TASK GOAL: In the records below, tally every line containing "that". Report only the total.

(Entries taken from a collection)
BEGIN

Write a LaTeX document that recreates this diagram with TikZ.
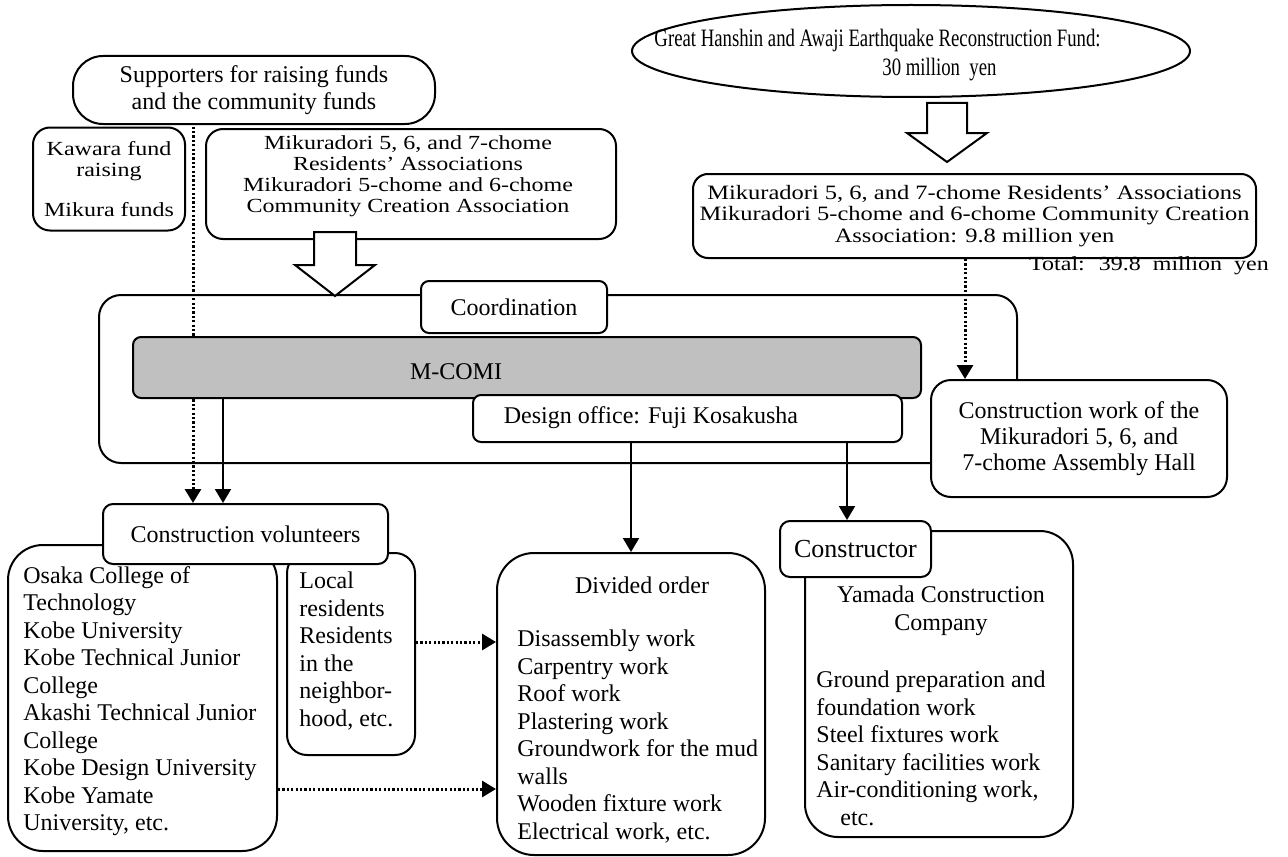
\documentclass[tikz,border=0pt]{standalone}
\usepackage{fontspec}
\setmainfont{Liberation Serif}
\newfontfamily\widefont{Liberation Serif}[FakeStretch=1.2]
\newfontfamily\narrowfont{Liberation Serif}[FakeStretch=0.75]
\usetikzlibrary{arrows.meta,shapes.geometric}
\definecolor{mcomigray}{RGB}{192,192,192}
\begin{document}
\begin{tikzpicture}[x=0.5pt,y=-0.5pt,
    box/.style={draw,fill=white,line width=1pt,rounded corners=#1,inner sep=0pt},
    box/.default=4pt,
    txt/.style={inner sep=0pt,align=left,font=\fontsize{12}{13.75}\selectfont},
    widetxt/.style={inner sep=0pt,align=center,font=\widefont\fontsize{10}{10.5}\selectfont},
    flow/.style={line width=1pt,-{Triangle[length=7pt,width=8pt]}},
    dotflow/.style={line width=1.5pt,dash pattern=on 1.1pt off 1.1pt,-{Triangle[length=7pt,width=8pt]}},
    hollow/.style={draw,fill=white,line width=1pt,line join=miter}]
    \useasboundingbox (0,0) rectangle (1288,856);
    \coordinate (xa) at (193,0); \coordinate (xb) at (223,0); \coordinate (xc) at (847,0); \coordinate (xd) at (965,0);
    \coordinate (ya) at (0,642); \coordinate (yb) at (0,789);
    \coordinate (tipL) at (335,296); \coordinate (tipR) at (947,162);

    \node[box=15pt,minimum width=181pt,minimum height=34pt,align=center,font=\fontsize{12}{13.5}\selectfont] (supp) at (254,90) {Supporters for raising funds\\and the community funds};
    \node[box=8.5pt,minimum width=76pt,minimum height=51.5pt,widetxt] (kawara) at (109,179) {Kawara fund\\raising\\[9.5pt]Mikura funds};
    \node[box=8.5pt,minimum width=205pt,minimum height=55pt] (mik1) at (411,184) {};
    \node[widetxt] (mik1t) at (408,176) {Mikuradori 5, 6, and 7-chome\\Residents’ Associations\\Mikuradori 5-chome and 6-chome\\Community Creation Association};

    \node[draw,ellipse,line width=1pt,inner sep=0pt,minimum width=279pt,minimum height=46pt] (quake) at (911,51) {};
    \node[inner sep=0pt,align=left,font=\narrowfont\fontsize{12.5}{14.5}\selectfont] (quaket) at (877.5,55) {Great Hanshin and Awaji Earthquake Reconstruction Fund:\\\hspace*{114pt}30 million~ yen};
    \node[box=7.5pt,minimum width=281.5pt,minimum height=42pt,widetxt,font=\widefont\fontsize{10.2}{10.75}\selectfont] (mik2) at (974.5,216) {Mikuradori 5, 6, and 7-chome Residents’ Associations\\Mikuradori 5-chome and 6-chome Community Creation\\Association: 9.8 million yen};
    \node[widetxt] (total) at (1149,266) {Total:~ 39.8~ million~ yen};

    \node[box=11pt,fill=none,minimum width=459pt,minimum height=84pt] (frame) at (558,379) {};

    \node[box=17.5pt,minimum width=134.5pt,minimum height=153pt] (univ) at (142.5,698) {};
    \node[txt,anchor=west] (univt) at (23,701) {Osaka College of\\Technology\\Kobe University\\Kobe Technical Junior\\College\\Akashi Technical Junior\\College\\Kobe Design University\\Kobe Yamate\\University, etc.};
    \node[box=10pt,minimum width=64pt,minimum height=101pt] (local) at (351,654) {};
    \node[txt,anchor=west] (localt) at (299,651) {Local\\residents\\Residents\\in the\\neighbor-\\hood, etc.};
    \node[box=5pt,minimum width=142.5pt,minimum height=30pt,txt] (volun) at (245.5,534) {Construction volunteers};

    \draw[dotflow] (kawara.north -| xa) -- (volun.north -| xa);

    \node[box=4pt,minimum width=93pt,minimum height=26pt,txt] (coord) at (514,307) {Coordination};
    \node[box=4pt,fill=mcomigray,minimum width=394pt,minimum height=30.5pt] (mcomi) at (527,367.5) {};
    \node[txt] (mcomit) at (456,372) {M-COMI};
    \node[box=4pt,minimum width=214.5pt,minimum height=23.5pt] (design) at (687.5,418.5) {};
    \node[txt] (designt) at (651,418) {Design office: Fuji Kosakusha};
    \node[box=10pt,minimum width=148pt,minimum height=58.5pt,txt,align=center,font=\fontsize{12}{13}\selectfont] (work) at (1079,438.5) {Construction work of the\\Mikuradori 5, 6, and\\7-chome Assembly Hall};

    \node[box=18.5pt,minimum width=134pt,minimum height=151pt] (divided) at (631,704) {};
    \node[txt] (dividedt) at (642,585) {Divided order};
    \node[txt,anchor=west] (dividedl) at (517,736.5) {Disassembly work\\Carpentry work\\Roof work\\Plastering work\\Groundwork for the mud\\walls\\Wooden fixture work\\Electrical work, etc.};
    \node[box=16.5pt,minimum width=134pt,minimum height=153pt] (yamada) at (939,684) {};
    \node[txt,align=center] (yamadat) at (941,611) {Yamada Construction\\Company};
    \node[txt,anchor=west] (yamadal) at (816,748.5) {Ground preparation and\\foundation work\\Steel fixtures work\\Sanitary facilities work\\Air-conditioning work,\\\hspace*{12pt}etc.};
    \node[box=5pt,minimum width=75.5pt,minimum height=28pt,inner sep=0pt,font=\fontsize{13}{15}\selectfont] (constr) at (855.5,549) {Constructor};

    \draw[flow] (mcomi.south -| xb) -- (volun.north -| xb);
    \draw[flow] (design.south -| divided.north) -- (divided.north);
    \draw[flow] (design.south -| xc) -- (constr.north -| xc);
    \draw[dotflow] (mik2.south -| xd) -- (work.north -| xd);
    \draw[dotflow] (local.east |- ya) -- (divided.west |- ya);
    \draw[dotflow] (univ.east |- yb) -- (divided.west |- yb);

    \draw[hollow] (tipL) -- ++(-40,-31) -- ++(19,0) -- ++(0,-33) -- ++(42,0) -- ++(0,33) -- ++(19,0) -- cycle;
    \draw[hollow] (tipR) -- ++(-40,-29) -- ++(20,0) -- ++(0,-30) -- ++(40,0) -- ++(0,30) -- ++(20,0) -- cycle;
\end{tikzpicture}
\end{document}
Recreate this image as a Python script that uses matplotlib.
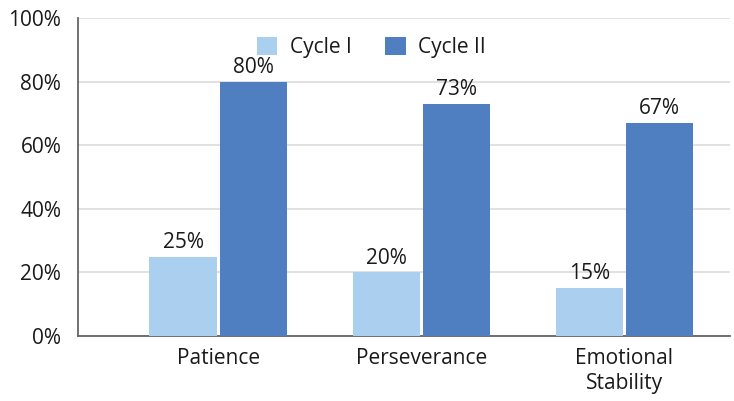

END

RESPONSE TO THIS EXERCISE: 2